1. Field of the Invention
The present invention relates generally to the technology of transmission on optical fibers and more particularly to a reconfigurable directional optical system.
2. Description of the Prior Art
Using optical fibers for new communication networks has become the norm. Large quantities of optical fibers have already been installed, often, as shown in FIG. 1A, in the form of cables 110 combining a plurality of fibers 120. The cables interconnect optical communication equipment units, for example an optical cross-connect (OXC) system 100 for distributing traffic between the fibers of three cables 110, 112, 114 in the particular example shown in FIG. 1A.
A communication network based on optical fibers can include other optical devices. FIG. 1B shows a device that is often needed, namely an optical add/drop multiplexer (OADM) 130 for optically adding and dropping local traffic. In this case, the OADM drops the portion of the traffic incoming on one or more fibers 132 and intended for local use and adds traffic 136 generated locally. Thus the traffic outgoing on one or more fibers 138 comprises all the incoming traffic 132 less the traffic 134 dropped locally plus the traffic 136 generated locally.

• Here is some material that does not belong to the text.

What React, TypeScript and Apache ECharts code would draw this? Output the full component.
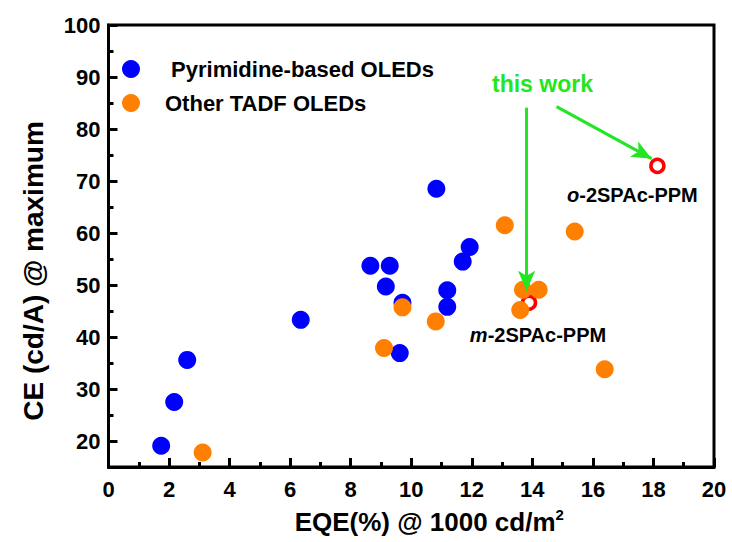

Another type of device used in optical networks, shown in FIG. 1C, is a light amplifier 140, often of the erbium-doped fiber amplifier (EDFA) type, which amplifies the level of the incoming light signals 142. If the latter must be propagated over great distances, the amplifier produces a level at the output 144 sufficient to process them locally or to relay them to a more distant destination.

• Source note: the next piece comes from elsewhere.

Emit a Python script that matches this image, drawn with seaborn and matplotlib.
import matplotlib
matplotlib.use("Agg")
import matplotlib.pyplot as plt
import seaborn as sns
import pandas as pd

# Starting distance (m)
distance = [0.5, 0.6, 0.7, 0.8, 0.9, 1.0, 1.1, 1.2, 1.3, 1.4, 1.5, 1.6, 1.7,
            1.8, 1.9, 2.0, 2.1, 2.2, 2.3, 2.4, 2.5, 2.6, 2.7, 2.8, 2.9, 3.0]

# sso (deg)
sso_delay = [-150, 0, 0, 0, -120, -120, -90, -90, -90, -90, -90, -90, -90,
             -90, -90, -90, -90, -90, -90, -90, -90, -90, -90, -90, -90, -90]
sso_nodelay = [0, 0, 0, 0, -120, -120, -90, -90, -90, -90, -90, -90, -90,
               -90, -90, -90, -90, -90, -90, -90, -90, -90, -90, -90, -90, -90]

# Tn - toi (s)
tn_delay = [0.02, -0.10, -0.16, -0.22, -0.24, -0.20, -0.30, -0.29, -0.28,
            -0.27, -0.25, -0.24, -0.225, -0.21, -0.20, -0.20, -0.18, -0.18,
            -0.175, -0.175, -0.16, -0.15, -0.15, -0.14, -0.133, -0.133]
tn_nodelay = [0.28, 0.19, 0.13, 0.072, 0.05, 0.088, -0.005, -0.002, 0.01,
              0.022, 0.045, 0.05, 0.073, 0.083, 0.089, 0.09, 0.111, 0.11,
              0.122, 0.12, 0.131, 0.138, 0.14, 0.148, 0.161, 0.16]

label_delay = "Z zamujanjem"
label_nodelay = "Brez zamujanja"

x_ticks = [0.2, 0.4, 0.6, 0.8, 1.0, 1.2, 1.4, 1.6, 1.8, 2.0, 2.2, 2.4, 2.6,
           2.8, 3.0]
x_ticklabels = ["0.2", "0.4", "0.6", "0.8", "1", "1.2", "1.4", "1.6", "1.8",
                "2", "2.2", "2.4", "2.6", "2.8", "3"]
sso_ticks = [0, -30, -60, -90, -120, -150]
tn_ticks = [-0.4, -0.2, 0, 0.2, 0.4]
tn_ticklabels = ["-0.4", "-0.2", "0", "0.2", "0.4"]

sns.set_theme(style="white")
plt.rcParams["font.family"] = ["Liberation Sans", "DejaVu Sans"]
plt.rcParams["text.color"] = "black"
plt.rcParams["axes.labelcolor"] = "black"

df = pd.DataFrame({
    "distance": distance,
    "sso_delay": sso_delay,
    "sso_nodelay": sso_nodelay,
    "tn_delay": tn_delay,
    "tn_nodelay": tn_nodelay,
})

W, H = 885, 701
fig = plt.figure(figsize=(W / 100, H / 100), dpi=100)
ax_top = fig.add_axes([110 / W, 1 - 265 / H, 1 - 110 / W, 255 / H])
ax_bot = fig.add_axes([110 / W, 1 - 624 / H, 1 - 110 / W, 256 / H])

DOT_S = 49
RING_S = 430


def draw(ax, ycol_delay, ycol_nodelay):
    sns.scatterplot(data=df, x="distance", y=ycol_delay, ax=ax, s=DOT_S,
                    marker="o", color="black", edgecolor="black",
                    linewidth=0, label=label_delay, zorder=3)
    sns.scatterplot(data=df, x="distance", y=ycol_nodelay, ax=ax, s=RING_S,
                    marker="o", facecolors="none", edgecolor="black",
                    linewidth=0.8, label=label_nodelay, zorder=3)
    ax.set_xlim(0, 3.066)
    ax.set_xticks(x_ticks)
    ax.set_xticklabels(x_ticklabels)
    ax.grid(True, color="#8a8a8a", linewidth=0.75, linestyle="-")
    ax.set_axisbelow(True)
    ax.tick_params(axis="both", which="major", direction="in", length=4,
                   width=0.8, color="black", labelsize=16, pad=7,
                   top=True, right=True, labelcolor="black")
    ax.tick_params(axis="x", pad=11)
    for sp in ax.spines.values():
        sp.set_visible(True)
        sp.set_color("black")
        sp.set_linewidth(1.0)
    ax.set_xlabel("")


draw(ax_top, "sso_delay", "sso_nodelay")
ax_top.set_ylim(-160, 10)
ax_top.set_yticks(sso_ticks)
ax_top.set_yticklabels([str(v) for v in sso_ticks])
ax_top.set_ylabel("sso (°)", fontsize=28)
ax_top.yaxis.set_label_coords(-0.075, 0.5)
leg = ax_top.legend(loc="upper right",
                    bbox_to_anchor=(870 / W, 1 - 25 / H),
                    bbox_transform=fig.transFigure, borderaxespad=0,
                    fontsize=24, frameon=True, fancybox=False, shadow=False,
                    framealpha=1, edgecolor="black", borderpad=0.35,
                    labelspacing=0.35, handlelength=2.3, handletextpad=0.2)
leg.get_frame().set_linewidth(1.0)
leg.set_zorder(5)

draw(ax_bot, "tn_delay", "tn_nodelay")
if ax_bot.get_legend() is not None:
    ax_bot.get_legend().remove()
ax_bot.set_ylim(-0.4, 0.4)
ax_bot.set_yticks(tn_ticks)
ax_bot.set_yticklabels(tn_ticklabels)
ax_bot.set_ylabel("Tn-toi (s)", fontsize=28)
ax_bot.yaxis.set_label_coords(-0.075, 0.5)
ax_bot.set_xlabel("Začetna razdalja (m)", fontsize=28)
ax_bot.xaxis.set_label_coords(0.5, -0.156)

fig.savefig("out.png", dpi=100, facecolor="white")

The reader cannot have failed to notice, on examining FIGS. 1A, 1B and 1C, that the various optical devices shown always use the installed fibers in the same propagation direction. Thus, in FIG. 1A, the four fibers of the cable 114 on the left-hand side of the figure propagate light signals toward the right in the case of two of the fibers and toward the left in the case of the other two fibers. The situation is similar for the other two cables 110, 112. Thus the resources in terms of fibers are allocated in a fixed manner, which has the consequence that the resources in one direction must be allocated for the peak traffic in that direction. Persons skilled in the art of communication networks are well aware that the traffic at a node of a network can be highly asymmetric, one direction having to carry a much greater quantity of information than the other. This is the case with video distribution networks in particular, which are beginning to be installed and in which the quantity of information to be distributed, in the form of pictures, is always infinitely greater than the quantity of information contained in initial requests received from users. Also, the asymmetry of the traffic can change with time, for example over a period of 24 hours. This is the case with international data communications, for example between Europe and North America, because of time differences.
Thus the fixed allocation of resources in terms of optical fibers of a network presupposes that they be dimensioned for the peak traffic in both directions even though the traffic peaks may never occur simultaneously, with the result that some of the resources are always unused.
This is why the object of the invention is to provide a directional optical system that is reconfigurable so that network resources in terms of optical fibers can be allocated dynamically.